Survey | Ahead of Independence Day: Most are Proud to be American, Republicans More Likely to Engage in Patriotic Activities
June PRRI/RNS Religion News Survey
Eight-in-ten Americans report that they are extremely (51%) or very proud (31%) to be American. Roughly 1-in-10 (12%) say they are moderately proud, and 4% say they are only a little proud or not proud.
- Republicans (68%) are also more likely to report being extremely proud than Democrats (49%) or independents (47%), though majorities of all political groups say they are extremely or very proud.
- White evangelicals also report stronger feelings of pride than other religious groups. More than two-thirds (68%) of white evangelicals say they are extremely proud to be American, compared to 56% of white mainline Protestants, 49% of minority Christians, 48% of Catholics, and 39% of religiously unaffiliated Americans.
- Nearly two-thirds of seniors (age 65 and over) report being extremely proud to be American, compared to 39% of young adults (age 18 to 29).
Americans give a wide range of reasons for their feelings of pride about America. Roughly 1-in-5 (17%) say their military service or American military achievements — including the capture and killing of Osama bin Laden — have made them most proud to be American. Fourteen percent cite the response to the September 11th terrorist attacks, and 12% cite freedom in American society as things about which they feel most proud. Smaller numbers mention humanitarian assistance and disaster response (8%), personal experience or success (7%), the values of equality and opportunity (6%), Obama’s election (6%), or the moon landing (5%) as things that make them most proud to be an American.
- Democrats and Republicans differ significantly in the reasons they provide for being proud to be an American. Democrats are more likely than Republicans to cite Obama’s election (15% vs. 1%) or the values of equality and opportunity (9% vs. 1%).
- Republicans are more likely then Democrats to cite American symbols such as the Constitution or major political figures such as Ronald Reagan (9% vs. 0%).
- Republicans and Democrats are about equally likely to cite freedom as the thing that makes them most proud to be American (13% vs. 17%).
Roughly one-third (31%) of Americans say there has been a time when they were not proud to be an American.
- Democrats (36%) and independents (30%) are more likely than Republicans (23%) to report that there was a time when they were not proud to be an American.
Americans who say there was a time when they were not proud to be American also cite a wide range of reasons. The most frequently mentioned reasons for not being proud to be an American are the wars in Iraq and Vietnam (29%) and the treatment of minority groups or racism (14%).
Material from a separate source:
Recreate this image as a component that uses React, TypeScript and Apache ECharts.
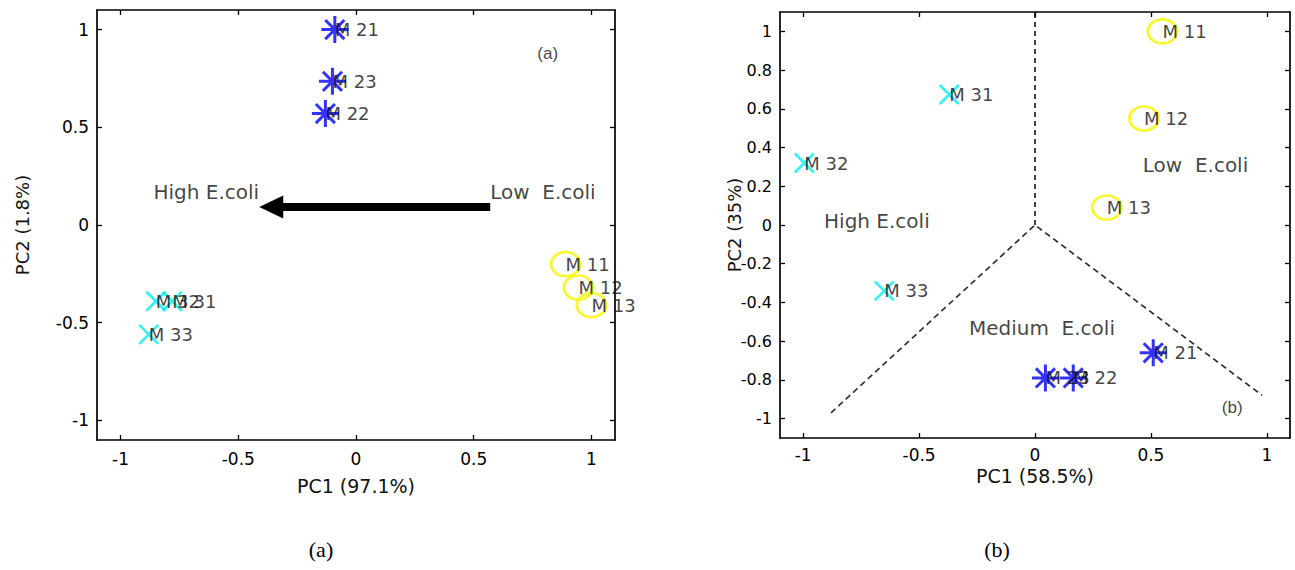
import React, { useEffect, useRef } from 'react';
import * as echarts from 'echarts';

// ---------- axes ----------
const AXIS_MIN = -1.1;
const AXIS_MAX = 1.1;
const aTicksX = [-1, -0.5, 0, 0.5, 1];
const aTicksY = [-1, -0.5, 0, 0.5, 1];
const bTicksX = [-1, -0.5, 0, 0.5, 1];
const bTicksY = [-1, -0.8, -0.6, -0.4, -0.2, 0, 0.2, 0.4, 0.6, 0.8, 1];
const aNameX = 'PC1 (97.1%)';
const aNameY = 'PC2 (1.8%)';
const bNameX = 'PC1 (58.5%)';
const bNameY = 'PC2 (35%)';

// ---------- panel (a) ----------
const aStarNames = ['M 21', 'M 23', 'M 22'];
const aStarX = [-0.09, -0.1, -0.13];
const aStarY = [1.0, 0.735, 0.57];
const aCrossNames = ['M 32', 'M 31', 'M 33'];
const aCrossX = [-0.85, -0.78, -0.88];
const aCrossY = [-0.39, -0.39, -0.56];
const aCircleNames = ['M 11', 'M 12', 'M 13'];
const aCircleX = [0.89, 0.945, 1.0];
const aCircleY = [-0.2, -0.32, -0.41];
const aArrowX = [0.57, -0.36];
const aArrowY = [0.092, 0.092];
const aNoteText = ['High E.coli', 'Low  E.coli'];
const aNoteX = [-0.86, 0.57];
const aNoteY = [0.17, 0.17];
const aTagText = ['(a)'];
const aTagX = [0.77];
const aTagY = [0.88];

// ---------- panel (b) ----------
const bStarNames = ['M 21', 'M 23', 'M 22'];
const bStarX = [0.51, 0.045, 0.165];
const bStarY = [-0.66, -0.79, -0.79];
const bCrossNames = ['M 31', 'M 32', 'M 33'];
const bCrossX = [-0.37, -0.995, -0.65];
const bCrossY = [0.674, 0.32, -0.34];
const bCircleNames = ['M 11', 'M 12', 'M 13'];
const bCircleX = [0.55, 0.47, 0.31];
const bCircleY = [1.0, 0.55, 0.09];
const bDividerX = [-0.88, 0, 0.98];
const bDividerY = [-0.97, 0, -0.88];
const bVerticalX = [0, 0];
const bVerticalY = [0, 1.1];
const bNoteText = ['High E.coli', 'Low  E.coli', 'Medium  E.coli'];
const bNoteX = [-0.91, 0.465, -0.285];
const bNoteY = [0.02, 0.31, -0.53];
const bTagText = ['(b)'];
const bTagX = [0.806];
const bTagY = [-0.94];

const captions = ['(a)', '(b)'];

// ---------- styles ----------
const FONT = 'DejaVu Sans';
const TEXT = '#000';
const STAR = 'path://M12,0L12,26M0,13L24,13M3.5,3.8L20.5,22.2M3.5,22.2L20.5,3.8';
const CROSS = 'path://M0,0L20,20M0,20L20,0';
const RING = 'path://M0,12A14,12 0 1,1 28,12A14,12 0 1,1 0,12Z';

const fmt = (v: number) => String(Math.round(v * 10) / 10);

function pts(xs: number[], ys: number[], names?: string[]) {
  return xs.map((x, i) => ({ value: [x, ys[i]], name: names ? names[i] : '' }));
}

const pointLabel = {
  show: true,
  formatter: '{b}',
  position: ['50%', '50%'],
  align: 'left',
  verticalAlign: 'middle',
  fontFamily: FONT,
  fontSize: 18,
  color: '#111',
};

function markerSeries(idx: number, names: string[], xs: number[], ys: number[], symbol: string, size: number[], color: string, width: number) {
  return {
    type: 'scatter',
    xAxisIndex: idx * 2,
    yAxisIndex: idx * 2,
    symbol,
    symbolSize: size,
    symbolKeepAspect: false,
    itemStyle: { color: 'rgba(0,0,0,0)', borderColor: color, borderWidth: width },
    label: pointLabel,
    data: pts(xs, ys, names),
    silent: true,
    z: 5,
  };
}

function noteSeries(idx: number, texts: string[], xs: number[], ys: number[], fontSize: number, family: string) {
  return {
    type: 'scatter',
    xAxisIndex: idx * 2,
    yAxisIndex: idx * 2,
    symbolSize: 0,
    label: {
      show: true,
      formatter: '{b}',
      position: 'right',
      distance: 0,
      fontFamily: family,
      fontSize,
      color: '#111',
    },
    data: pts(xs, ys, texts),
    silent: true,
    z: 6,
  };
}

function axesFor(gridIndex: number, ticksX: number[], ticksY: number[], nameX: string, nameY: string, cfg: any) {
  const line = { show: true, onZero: false, lineStyle: { color: '#000', width: 1.7 } };
  const tick = (vals: number[]) => ({ show: true, inside: true, length: 5, customValues: vals, lineStyle: { color: '#000', width: 1.3 } });
  const lab = (vals: number[], margin: number, size: number) => ({
    show: true,
    customValues: vals,
    formatter: fmt,
    fontFamily: FONT,
    fontSize: size,
    color: TEXT,
    margin,
  });
  const base = { type: 'value', gridIndex, min: AXIS_MIN, max: AXIS_MAX, splitLine: { show: false }, axisLine: line };
  const xAxes = [
    {
      ...base,
      position: 'bottom',
      axisTick: tick(ticksX),
      axisLabel: lab(ticksX, cfg.xMargin, 17),
      name: nameX,
      nameLocation: 'middle',
      nameGap: cfg.xNameGap,
      nameMoveOverlap: false,
      nameTextStyle: { fontFamily: FONT, fontSize: 19, color: '#111' },
    },
    { ...base, position: 'top', axisTick: tick(ticksX), axisLabel: { show: false } },
  ];
  const yAxes = [
    {
      ...base,
      position: 'left',
      axisTick: tick(ticksY),
      axisLabel: lab(ticksY, 8, cfg.yLabelSize),
      name: nameY,
      nameLocation: 'middle',
      nameRotate: 90,
      nameGap: cfg.yNameGap,
      nameMoveOverlap: false,
      nameTextStyle: { fontFamily: FONT, fontSize: 18, color: '#111' },
    },
    { ...base, position: 'right', axisTick: tick(ticksY), axisLabel: { show: false } },
  ];
  return { xAxes, yAxes };
}

export default function App() {
  const ref = useRef<HTMLDivElement>(null);

  useEffect(() => {
    if (!ref.current) return;
    const chart = echarts.init(ref.current, undefined, { renderer: 'svg' });

    const axA = axesFor(0, aTicksX, aTicksY, aNameX, aNameY, { xMargin: 10, xNameGap: 36, yNameGap: 66, yLabelSize: 17 });
    const axB = axesFor(1, bTicksX, bTicksY, bNameX, bNameY, { xMargin: 8, xNameGap: 28, yNameGap: 37, yLabelSize: 16 });

    const option: any = {
      animation: false,
      backgroundColor: '#ffffff',
      textStyle: { fontFamily: FONT },
      grid: [
        { left: 97, top: 10, width: 518, height: 430 },
        { left: 780, top: 12, width: 510, height: 426 },
      ],
      xAxis: [...axA.xAxes, ...axB.xAxes],
      yAxis: [...axA.yAxes, ...axB.yAxes],
      graphic: [
        { type: 'text', x: 321, y: 549, style: { text: captions[0], fontFamily: 'Liberation Serif', fontSize: 22, fill: '#000', align: 'center', verticalAlign: 'middle' } },
        { type: 'text', x: 997, y: 549, style: { text: captions[1], fontFamily: 'Liberation Serif', fontSize: 22, fill: '#000', align: 'center', verticalAlign: 'middle' } },
      ],
      series: [
        // panel (a)
        {
          type: 'line',
          xAxisIndex: 0,
          yAxisIndex: 0,
          data: [
            { value: [aArrowX[0], aArrowY[0]], symbol: 'none' },
            { value: [aArrowX[1], aArrowY[1]], symbol: 'triangle', symbolRotate: 90, symbolSize: [23, 24] },
          ],
          lineStyle: { color: '#000', width: 8, cap: 'butt' },
          itemStyle: { color: '#000' },
          silent: true,
          z: 4,
        },
        markerSeries(0, aStarNames, aStarX, aStarY, STAR, [27, 27], '#0000ff', 3),
        markerSeries(0, aCrossNames, aCrossX, aCrossY, CROSS, [19, 19], '#00eeee', 2.6),
        markerSeries(0, aCircleNames, aCircleX, aCircleY, RING, [29, 24], '#f5f500', 2.8),
        noteSeries(0, aNoteText, aNoteX, aNoteY, 20, FONT),
        noteSeries(0, aTagText, aTagX, aTagY, 17, 'Liberation Sans'),
        // panel (b)
        {
          type: 'line',
          xAxisIndex: 2,
          yAxisIndex: 2,
          data: pts(bDividerX, bDividerY).map((d) => d.value),
          symbol: 'none',
          lineStyle: { color: '#333', width: 1.7, type: [6, 4] },
          silent: true,
          z: 3,
        },
        {
          type: 'line',
          xAxisIndex: 2,
          yAxisIndex: 2,
          data: pts(bVerticalX, bVerticalY).map((d) => d.value),
          symbol: 'none',
          lineStyle: { color: '#000', width: 1.5, type: [5, 4] },
          silent: true,
          z: 3,
        },
        markerSeries(1, bStarNames, bStarX, bStarY, STAR, [27, 27], '#0000ff', 3),
        markerSeries(1, bCrossNames, bCrossX, bCrossY, CROSS, [19, 19], '#00eeee', 2.6),
        markerSeries(1, bCircleNames, bCircleX, bCircleY, RING, [29, 24], '#f5f500', 2.8),
        noteSeries(1, bNoteText, bNoteX, bNoteY, 20, FONT),
        noteSeries(1, bTagText, bTagX, bTagY, 17, 'Liberation Sans'),
      ],
    };

    chart.setOption(option);
    return () => chart.dispose();
  }, []);

  return (
    <div
      ref={ref}
      style={{ position: 'fixed', left: 0, top: 0, width: 1295, height: 570, background: '#fff' }}
    />
  );
}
Roughly 1-in-10 Americans cite some aspect of American culture (e.g. gun violence, the acceptance of gay and lesbian rights), the election of Barack Obama (11%), the election of George W. Bush (10%), or the role of America in the world (9%) as reasons they do not feel proud to be an American.
A majority of Americans report they are very likely to engage in the following activities related to patriotism: thanking members of the military for their service (81%), singing the national anthem (69%), displaying an American flag at their home or on their car (59%), attending a July 4th celebration this year (53%), or making a special effort to buy American-made products (50%).
- More than three-quarters (76%) of Republicans say they are very likely to display the flag, compared to less than half (48%) of Democrats.
- Roughly 6-in-10 white evangelical Protestants (62%) and white mainline Protestants (57%) report that they are very likely to attend a July 4th celebration, compared to less than half of Catholics (49%) and the religiously unaffiliated (48%).
- White Americans (66%) are more likely than Hispanic Americans (50%) or black Americans (40%) to report being very likely to display an American flag.
Americans hold largely positive views about America’s role in history and in the world today. Nearly 8-in-10 (79%) say America has always been a force for good in the world, and nearly two-thirds (64%) believe God has granted America a special role in human history. More than 6-in-10 (63%) say if more countries adopted America’s values and way of life, the world would be much better off.
- Conservatives are more likely than liberals to believe the world would be better off if more countries adopted America’s values and way of life (74% vs. 52%).
- More than 8-in-10 white evangelicals agree that God has granted America a special role in human history, compared to 40% of religiously unaffiliated Americans.
- Roughly three-quarters of white evangelical Protestants (74%) and Catholics (76%) believe that the world would be better off if more countries adopted America’s values and way of life. Less than half (49%) of religiously unaffiliated Americans agree.
More than 7-in-10 Americans think of themselves as a “typical American,” while 1-in-4 (25%) say they are very different from a typical American. Americans who are white and older are more likely than others to think of themselves as a typical American.